start Dataset entries

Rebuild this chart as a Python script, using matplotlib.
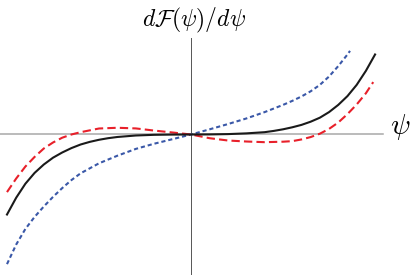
import matplotlib
matplotlib.use("Agg")
import matplotlib.pyplot as plt

plt.rcParams['mathtext.fontset'] = 'cm'

# psi grid
psi = [-1.0, -0.95, -0.9, -0.85, -0.8, -0.75, -0.7, -0.65, -0.6, -0.55, -0.5,
       -0.45, -0.4, -0.3, -0.2, -0.1, 0.0, 0.1, 0.2, 0.3, 0.4, 0.45, 0.5, 0.55,
       0.6, 0.65, 0.7, 0.75, 0.8, 0.85, 0.9, 0.95, 1.0]

# black solid curve
black_y = [-1.0, -0.79, -0.615, -0.48, -0.375, -0.29, -0.225, -0.17, -0.125,
           -0.092, -0.066, -0.046, -0.031, -0.0125, -0.004, -0.001, 0.0, 0.001,
           0.005, 0.014, 0.029, 0.045, 0.065, 0.09, 0.12, 0.16, 0.21, 0.28, 0.37,
           0.48, 0.62, 0.795, 1.0]

# red dashed curve
red_psi = [-1.0, -0.95, -0.9, -0.85, -0.8, -0.75, -0.7, -0.65, -0.6, -0.5, -0.4,
           -0.3, -0.2, -0.1, 0.0, 0.1, 0.2, 0.3, 0.4, 0.5, 0.55, 0.6, 0.65, 0.7,
           0.75, 0.8, 0.85, 0.9, 0.95, 0.99]
red_y = [-0.72, -0.55, -0.40, -0.28, -0.175, -0.10, -0.04, 0.0, 0.029, 0.075, 0.084,
         0.076, 0.049, 0.025, 0.0, -0.046, -0.075, -0.0875, -0.096, -0.09, -0.083,
         -0.062, -0.032, 0.01, 0.07, 0.15, 0.255, 0.375, 0.515, 0.655]

# blue dotted curve
blue_psi = [-1.0, -0.95, -0.9, -0.85, -0.8, -0.75, -0.7, -0.65, -0.6, -0.5, -0.4,
            -0.3, -0.2, -0.1, 0.0, 0.1, 0.2, 0.3, 0.4, 0.5, 0.55, 0.6, 0.65, 0.7,
            0.75, 0.8, 0.85, 0.864]
blue_y = [-1.62, -1.375, -1.18, -1.03, -0.90, -0.78, -0.67, -0.57, -0.485, -0.36,
          -0.265, -0.18, -0.115, -0.058, 0.0, 0.064, 0.13, 0.20, 0.28, 0.37, 0.42,
          0.475, 0.54, 0.62, 0.725, 0.855, 1.0, 1.045]

fig = plt.figure(figsize=(4.15, 2.75), dpi=100)
ax = fig.add_axes([0, 0, 1, 1])
ax.set_xlim(-1.038, 1.217)
ax.set_ylim(-1.756, 1.681)
ax.axis('off')

# axes lines
ax.axhline(0, xmin=0, xmax=383/415, color='#a8a8a8', lw=1.1, zorder=1)
ax.axvline(0, ymin=0, ymax=(275-38)/275, color='#555555', lw=0.7, zorder=1)

ax.plot(blue_psi, blue_y, color='#3a58a8', lw=1.5, dashes=(2.0, 1.4), zorder=3)
ax.plot(red_psi, red_y, color='#e8202a', lw=1.5, dashes=(4.0, 2.0), zorder=3)
ax.plot(psi, black_y, color='#1a1a1a', lw=1.5, zorder=4)

ax.text(194/415, 1 - 20/275, r'$d\mathcal{F}(\psi)/d\psi$',
        transform=ax.transAxes, ha='center', va='center', fontsize=17)
ax.text(400/415, 1 - 127/275, r'$\psi$', transform=ax.transAxes,
        ha='center', va='center', fontsize=21)

fig.savefig('out.png', dpi=100)
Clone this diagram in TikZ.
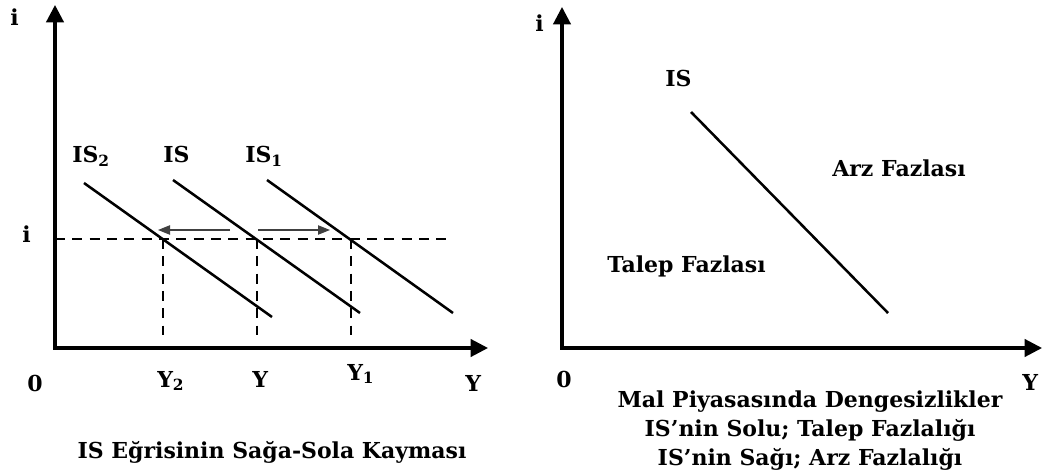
\documentclass[tikz,border=0pt]{standalone}
\usepackage{fontspec}
\setmainfont{DejaVu Serif}
\usetikzlibrary{arrows.meta}

\begin{document}
\begin{tikzpicture}[
    x=0.75pt, y=-0.75pt,
    >=Stealth,
    font=\bfseries\fontsize{16.5}{19}\selectfont,
    axis/.style={line width=2.3pt,
                 {Triangle[length=13pt,width=13pt]}-{Triangle[length=13pt,width=13pt]}},
    isline/.style={line width=1.9pt},
    guide/.style={line width=1.2pt, dash pattern=on 7.5pt off 5.5pt},
    shiftarrow/.style={draw=black!75, line width=0.9pt,
                       -{Triangle[length=9pt,width=7pt]}},
    lbl/.style={anchor=base west, inner sep=0pt},
    caption/.style={anchor=base, inner sep=0pt, align=center}
  ]
    \useasboundingbox (0,0) rectangle (1044,473);

    % left panel: shifts of the IS curve
    \coordinate (O1)    at (55,348);
    \coordinate (itop1) at (55,5);
    \coordinate (Yend1) at (488,348);
    \draw[axis] (itop1) -- (O1) -- (Yend1);

    \coordinate (is2a) at (84,183);  \coordinate (is2b) at (272,317);
    \coordinate (isa)  at (173,180); \coordinate (isb)  at (360,313);
    \coordinate (is1a) at (267,180); \coordinate (is1b) at (453,313);
    \draw[isline] (is2a) -- (is2b);
    \draw[isline] (isa)  -- (isb);
    \draw[isline] (is1a) -- (is1b);

    \coordinate (e2) at (163,239);
    \coordinate (e0) at (257,239);
    \coordinate (e1) at (351,239);
    \coordinate (iend) at (453,239);
    \draw[guide] (O1 |- e0) -- (iend);
    \draw[guide] (e2) -- (e2 |- 0,335);
    \draw[guide] (e0) -- (e0 |- 0,335);
    \draw[guide] (e1) -- (e1 |- 0,335);

    \coordinate (mid)    at (244,230);
    \coordinate (leftA)  at (158,230);
    \coordinate (rightA) at (330,230);
    \draw[shiftarrow] ([xshift=-10.5pt]mid) -- (leftA);
    \draw[shiftarrow] ([xshift=10.5pt]mid) -- (rightA);

    \node[lbl] (lblIStwo) at (72,163)  {IS\textsubscript{2}};
    \node[lbl] (lblIS)    at (163,163) {IS};
    \node[lbl] (lblISone) at (245,163) {IS\textsubscript{1}};
    \node[lbl] (iax1)  at (10,26)   {i};
    \node[lbl] (ilev)  at (22,243)  {i};
    \node[lbl] (zero1) at (27,391)  {0};
    \node[lbl] (ytwo)  at (157,387) {Y\textsubscript{2}};
    \node[lbl] (yzero) at (252,387) {Y};
    \node[lbl] (yone)  at (347,380) {Y\textsubscript{1}};
    \node[lbl] (yax1)  at (465,391) {Y};
    \node[caption] (cap1) at (272,458) {IS Eğrisinin Sağa-Sola Kayması};

    % right panel: disequilibrium in the goods market
    \coordinate (O2)    at (562,348);
    \coordinate (itop2) at (562,7);
    \coordinate (Yend2) at (1042,348);
    \draw[axis] (itop2) -- (O2) -- (Yend2);

    \coordinate (isTop) at (691,112);
    \coordinate (isBot) at (888,313);
    \draw[isline] (isTop) -- (isBot);

    \node[lbl] (iax2)  at (535,32)  {i};
    \node[lbl] (lblIS2) at (665,87) {IS};
    \node[lbl] (arz)   at (832,177) {Arz Fazlası};
    \node[lbl] (talep) at (607,273) {Talep Fazlası};
    \node[lbl] (zero2) at (556,387) {0};
    \node[lbl] (yax2)  at (1022,390) {Y};
    \node[caption, font=\bfseries\fontsize{16.5}{21.75}\selectfont] (cap2) at (810,465)
      {Mal Piyasasında Dengesizlikler\\IS’nin Solu; Talep Fazlalığı\\IS’nin Sağı; Arz Fazlalığı};
\end{tikzpicture}
\end{document}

end Dataset entries

_Aim of the task_
Give again, word for word, every line from the top of the data through the line with "plt.rcParams['mathtext.fontset'] = 'cm'", both ends included, and exclude the pictures.

_Completed exercise_
Rebuild this chart as a Python script, using matplotlib.
import matplotlib
matplotlib.use("Agg")
import matplotlib.pyplot as plt

plt.rcParams['mathtext.fontset'] = 'cm'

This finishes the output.